EU sugar farmers eye deregulation but wary of milk sector’s fate

26.01.2017

With the EU set to deregulate its sugar market in an echo of changes made to the dairy sector, some sugar growers and agricultural experts are asking whether it could be Europe’s sugar beet growers spraying the Brussels buildings with white sweetener in a few years.

Deregulation of Europe’s milk market — lifting restrictions on production and exports as part of its agricultural reforms — has hardly gone smoothly. Encouraged by the EU’s move to liberalise the dairy market in 2015, when output quotas were lifted, many producers boosted output. Coming just as Russia closed its borders to food imports from the West, and China was grappling with high inventories, prices that more than halved in the two years to the end of 2015. This led to one of the most sustained periods of lower prices since world prices crashed in 2007-2008.

“[Liberalisation] has not worked at all,” argues Ms van Keimpema. The dairy processors had encouraged milk producers to deliver more because “the demand in, for example, Asia and Africa would boom so much that there would not be enough milk to meet the demand”.

Although the milk price had rebounded from last year’s lows, it is still lower than the cost of production, says Ms van Keimpema.

Europe is one of the world’s leading milk producers, accounting for about a quarter of total output, and a push to increase supply and sell it on the export market has had a big impact on the international market, say analysts.

“The [EU milk] market is trying to find its balance again,” explains Kevin Bellamy, analyst at Rabobank, the Dutch bank which is a key lender to the agricultural sector. With Europe back in the international market, “the level of volatility is much higher than we’ve historically seen”, he adds.
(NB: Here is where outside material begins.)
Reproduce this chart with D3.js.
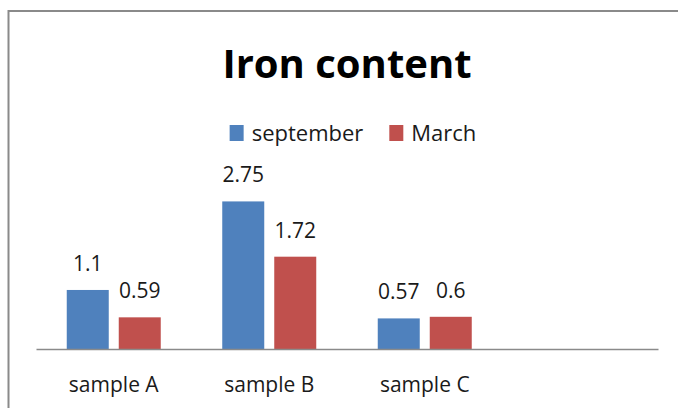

Although the region’s sugar producers are not as big as their milk counterparts, they are still substantial players, producing about 10 per cent of the world’s supply, trailing only Brazil and India.

With the region’s large sugar companies, including Tereos, Cristal Union and Suedzucker, offering farmers higher prices for their sugar, production in the coming 2017-18 season could increase 10 to 20 per cent from the previous 16.6m tonnes, analysts estimate.

The EU, previously a net sugar importer of about 2m tonnes, is poised to become a net sugar exporter of about 2m tonnes, says Robin Shaw, an analyst at commodity brokers Marex Spectron.

Luckily for Europe’s sugar farmers, deregulation comes at a time when the world sugar market has been extremely tight, with two consecutive years of shortages. International sugar prices jumped more than a third last year, with the New York benchmark trading at about 20.50 cents a pound. “The market needs the extra sugar from Europe,” says Mr Shaw.

Growers in France and the UK are likely to lead the push for more acreage to be planted. France, the EU’s largest producer, is expected to increase its planted area by 15 per cent, raising production by 17 per cent, and the UK will increase its acreage by a third with output growing almost 40 per cent, according to estimates by Kingsman, the sugar analysts now part of S&P Global Platts.

However, even a tight market can quickly become oversupplied. Claudiu Covrig at Kingsman says that production in the large sugar exporters, which had been hit by dry weather over the past few years, could rebound. “Brazil and Thailand look better and India also looks like it’s going to recover,” he says.

“How much Europe can export will depend on what the international market looks like. The current levels look good for Europe, but if it’s below 18 cents per pound then Europe is not competitive.”

Unlike dairy farmers, European sugar growers have the flexibility to turn to other crops if sugar prices fall. European sugar is produced from beet, an annual crop grown from seeds, and farmers can opt to sow wheat or rape if they offer better returns.

Nevertheless, that does not assure them profitability, especially if the prices for all crops are in the doldrums.

In the dairy market, the EU last year stepped in to buy some supplies to support prices, while introducing voluntary cuts by compensating farmers for not producing milk. The European Milk Board wants a system put in place where mandatory cuts are enforced if voluntary reduction does not work.

Ms van Keimpema’s advice to the region’s sugar growers is that some sort of flexible central regulation is needed: “Make sure you have a tool to also put on the brakes when overproduction is threatening prices.”